Friday, 16 December 2011

Converting a Debian VM from Xenserver to vSphere

You can transfer the data for the machine from one environment to another using clonezilla. Once it is transferred I found that the machine does not boot. On further investigation I realised that there are many differences between a Debian install on Xenserver and on vSphere.

If you get the message "Operating system not found" you will need to install grub to the virtual hard disk. To do this boot a liveCD (such as clonezilla).

As root run grub, at the grub> prompt type:

grub> find /boot/grub/stage1

This will return the location of grubs stage one, make a note of this location for the next command. Type

grub> root (hd0,0) < this is the location returned by the last command

Now install grub to the master boot record (MBR) with:

grub> setup (hd0)

then quit grub with:

grub> quit

Reboot to get the grub menu but if you let it try and continue using the default settings it will very likely hang because it will try to use a block device name that begins with xvd, these are xenserver specific and will not exist on the VMware VM. To get it to continue booting you need to hit 'e' on the grub selection screen, then edit the boot line to replace the device that looks like /dev/xvda1 and made it look like /dev/sda1, also remove the "console=hvc0" otherwise you will not be able to see interact with your OS via the console (hvc0 is another xenserver specific device name).
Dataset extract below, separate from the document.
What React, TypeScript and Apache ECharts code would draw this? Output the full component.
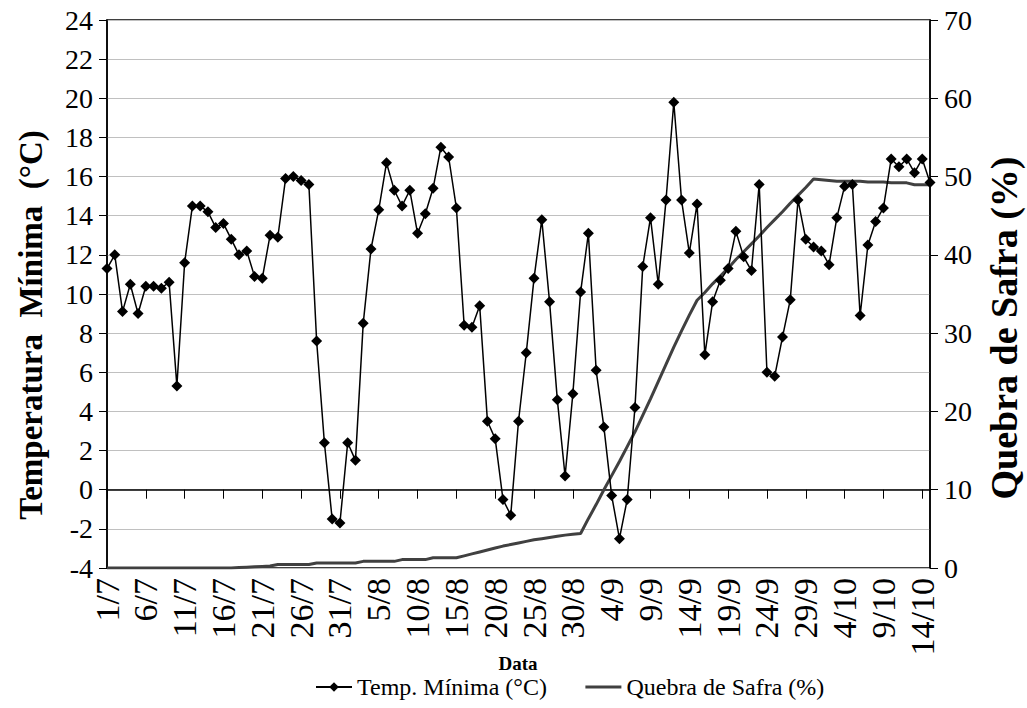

Once we have booted the system we need to go about preparing the system to boot correctly when left to it's own devices (geddit?), firstly ensure the keyboard keymap is set up correctly with:

# dpkg-reconfigure console-data

Edit /etc/fstab to change all references to xvd devices to sda in /etc/fstab

On many of the machines I transferred using this method I found that they had no swap partitions after the transfer. So I simply set the disk size slightly bigger than the source disk when initially creating the VM in vSphere, then added a partition with fdisk. I usually set the swap partition as /dev/sda2.
You then need to make that partition a swap partition with (I have found often that a reboot is required before the command works):

# mkswap /dev/sda2

Then you can mount it with:

# swapon /dev/sda2

And see if the swap space is available with:

# free

Don't forget to update /etc/fstab so it is pointing to the correct device for the swap partition so it is automounted at boot.

The CDRom is set to /dev/hdc unless you have changed the VM's hardware settings, update this in /etc/fstab as well.

We need to change grubs configuration so that it automatically boots a with appropriate parameters, this information is stored in /boot/grub/menu.list. You can achieve this by either running the following commands:

sed -i 's/xvd/sd/g' /boot/grub/menu.lst
sed -i 's/console=hvc0//g' /boot/grub/menu.lst

Or edit  /boot/grub/menu.lst, find the line that begins # kopt, remove the console=hvc0 from the end and change the "xvd" device to the correct boot device. move down to the botton where the menu choices are configured and change the device and remove the console=hvc0 from each of the one you will likely use (the top one only in my case).

Edit /etc/inittab and comment out the line that begins "co:"

Remove the xenserver specific packages from your apt sources list with:

rm /etc/apt/sources.list.d/citrix.list

Update your packages list:

apt-get update

Remove all the kernels that are installed with:

apt-get remove linux-image*

You will get a warning asking about the removal of the running linux kernel, say "No" to this as we will install another one that we can get headers for in the next step.

Install a more appropriate kernel with:

apt-get install linux-image-2.6-686

Reboot to run the newly installed kernel.

Install VMware tools, details of how in my post here, then reboot to test.

To get the most out of the VM you should switch hardware to paravirutal drivers for SCSI controllers and NICs.